Tutorial in PhD course

2025/10/21

We contributed a tutorial on doing real-world experiments involving humans and sequential decision making agents to a national PhD course on Reinforcement Learning for Adaptive Hybrid Intelligence. This two-day course is about making AI agents adapt to humans using reinforcement learning.

We set two goals for our tutorial:

  1. Hands-on experience with hybrid RL example
  2. Familiarize participants with SHARPIE and a hybrid RL algorithm

SHARPIE

SHARPIE is a framework for creating live demo’s and conducting real-world experiments involving humans and RL agents. It’s core idea is to allow researchers to incorporate a human at any point in the RL agent-environment interface: Agent-environment interface with human

You can read more about the motivation for SHARPIE on ArXiv or check out the code base and a demo video on GitHub.

Tutorial

In the tutorial, participants were asked to implement a simple tabular version of TAMER in the FrozenLake environment. This early-days RLHF algorithm learns an immediate reward model from human feedback and then derives a policy that maximizes the immediate rewards. This can lead to very fast learning, if the feedback provided by the human is correct and timely.
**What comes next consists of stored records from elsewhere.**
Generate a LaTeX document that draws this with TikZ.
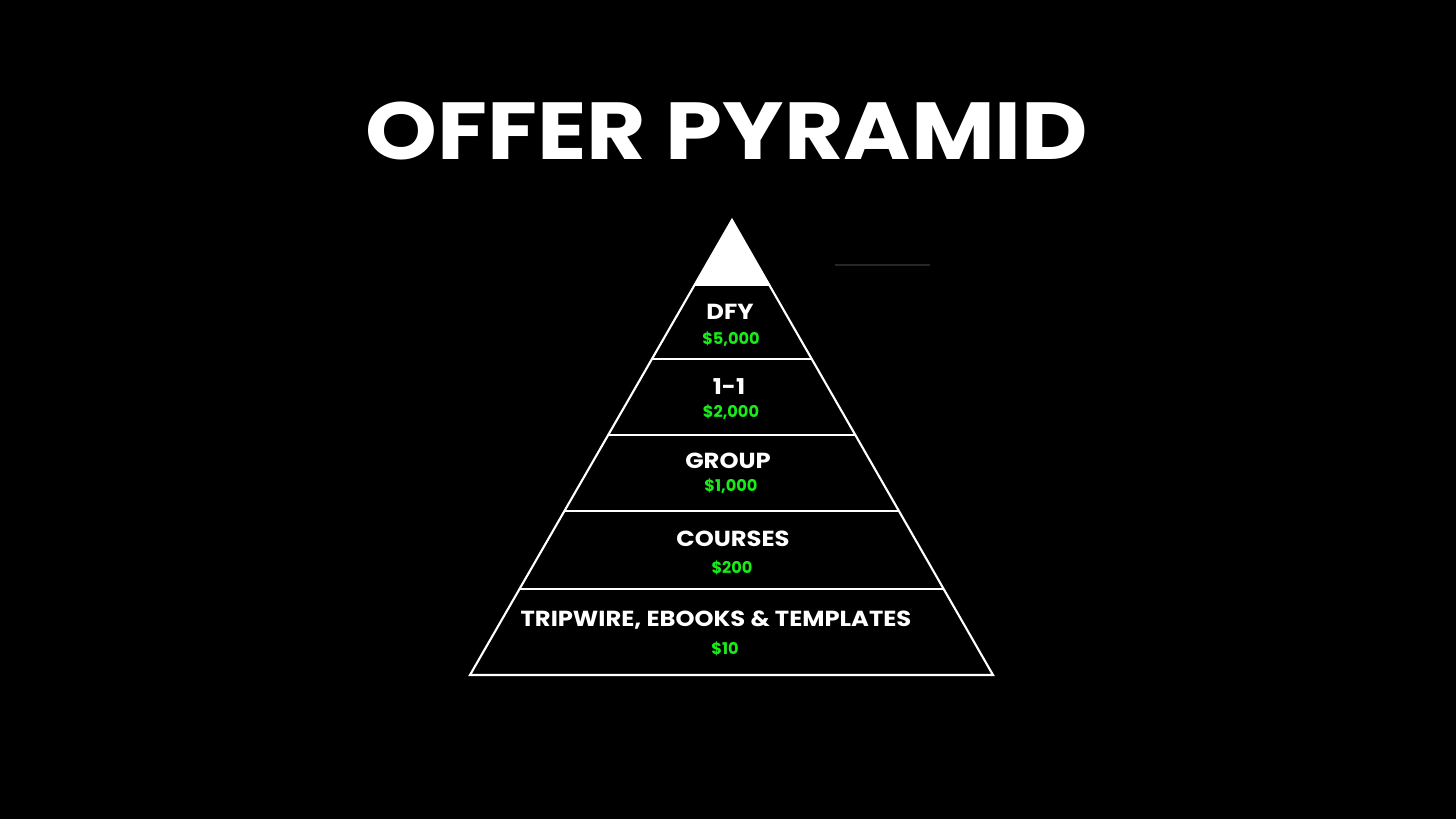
\documentclass[tikz,border=0pt]{standalone}
\usepackage{fontspec}
\setmainfont{Poppins}
\newfontfamily\widefont[FakeStretch=1.11]{Poppins}
\newfontfamily\headfont[FakeStretch=1.13]{Poppins}
\usetikzlibrary{positioning}
\definecolor{price}{RGB}{25,235,25}

\begin{document}
\begin{tikzpicture}[x=0.01cm, y=-0.01cm,
  tier/.style={font=\widefont\fontsize{6.2}{7}\selectfont\bfseries, text=white, inner sep=0pt, anchor=base},
  cost/.style={font=\fontsize{4.6}{5}\selectfont\bfseries, text=price, inner sep=0pt, anchor=base},
  edge/.style={draw=white, line width=0.6pt, line join=miter}]
\fill[black] (0,0) rectangle (1456,819);
\useasboundingbox (0,0) rectangle (1456,819);
\node[font=\headfont\fontsize{23}{28}\selectfont\bfseries, text=white, anchor=base, inner sep=0pt] (title) at (727,160) {OFFER PYRAMID};
% pyramid outline
\coordinate (apex) at (732,220);
\coordinate (bl) at (470,675);
\coordinate (br) at (993,675);
\fill[white] (apex) -- ({732-0.5747*65},285) -- ({732+0.5747*65},285) -- cycle;
\draw[edge] (apex) -- (bl) -- (br) -- cycle;
\foreach \y in {285,359,435,511,589}
  \draw[edge] ({732-0.5747*(\y-220)},\y) -- ({732+0.5747*(\y-220)},\y);
% faint stray mark
\draw[black!85!white, line width=0.3pt] (835,265) -- (930,265);
% tiers and prices
\foreach \lbl/\xl/\yl/\amt/\xa/\ya [count=\i] in {DFY/730/320/{\$5,000}/731/345, 1-1/729/395/{\$2,000}/731/418,
    GROUP/728/469/{\$1,000}/731/492, COURSES/733/547/{\$200}/732/574,
    {TRIPWIRE, EBOOKS \& TEMPLATES}/716/627/{\$10}/725/655} {
  \node[tier] (tier\i) at (\xl,\yl) {\lbl};
  \node[cost] (cost\i) at (\xa,\ya) {\amt};
}
\end{tikzpicture}
\end{document}
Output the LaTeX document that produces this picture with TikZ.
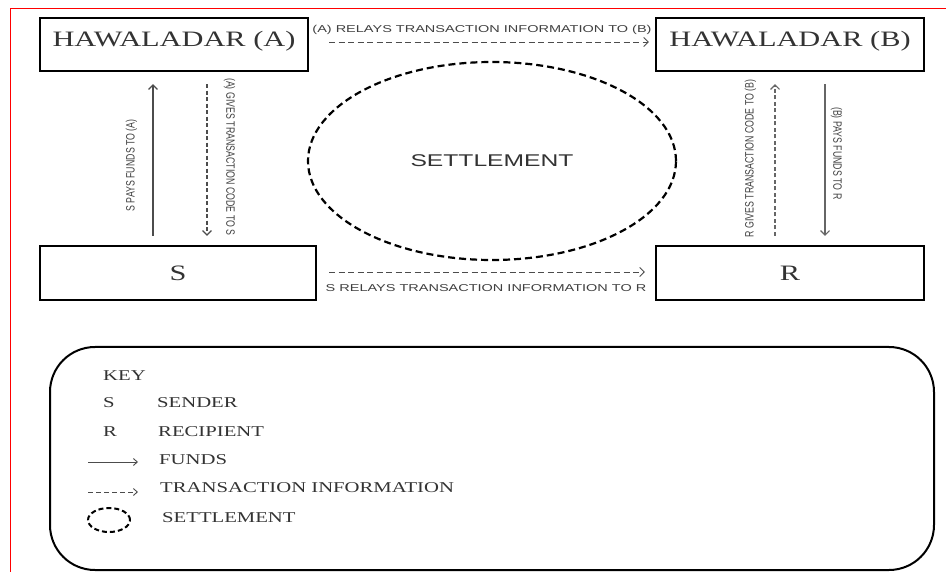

The tutorial took only 45 mins and consisted of a plenary introduction (~10mins), a hands-on break-out part (30 mins), and a brief plenary reflection (~5 mins). The hands-on break-out part consisted of two tracks:

  1. Setting up a TAMER micro-experiment in a locally hosted SHARPIE, by writing code to set the experiment and get the algorithm to learn correctly.
  2. Participating in a TAMER micro-experiment in an online hosted SHARPIE, by interacing with a TAMER agent and answering some analysis and reflection questions.

Learnings

I hope the participants were inspired to think about different interaction paradigms between humans and RL agents, but here I focus on what I learned from this tutorial.

Firstly, it really helps to formulate and share the learning outcomes for the participants. This helps to get everyone on the same page quickly.

Secondly, the importance of offering various approaches to meet the learning goals for different students stood out. The two break-out tracks were both challenging, but in different ways. The setting-up track had technological challenges whereas the participation track had more experiential and conceptual challenges.

Another learning is to take enough time for reflection, consolidation and follow-up. Due to delays in the programme and overall chaos ensuing from helping 25 eager PhD. students to conduct an exercise involving programming / RL / tech dependencies etc. I failed to focus on the reflection and follow-up parts of the tutorial. Next time, I will ensure to draw more attention to this part as it is important to make sure the material solidifies and so that there is an opportunity for students to continue thinking about the material.

Overall, it was very exciting to see all students interacting with a system I am happy to contribute to.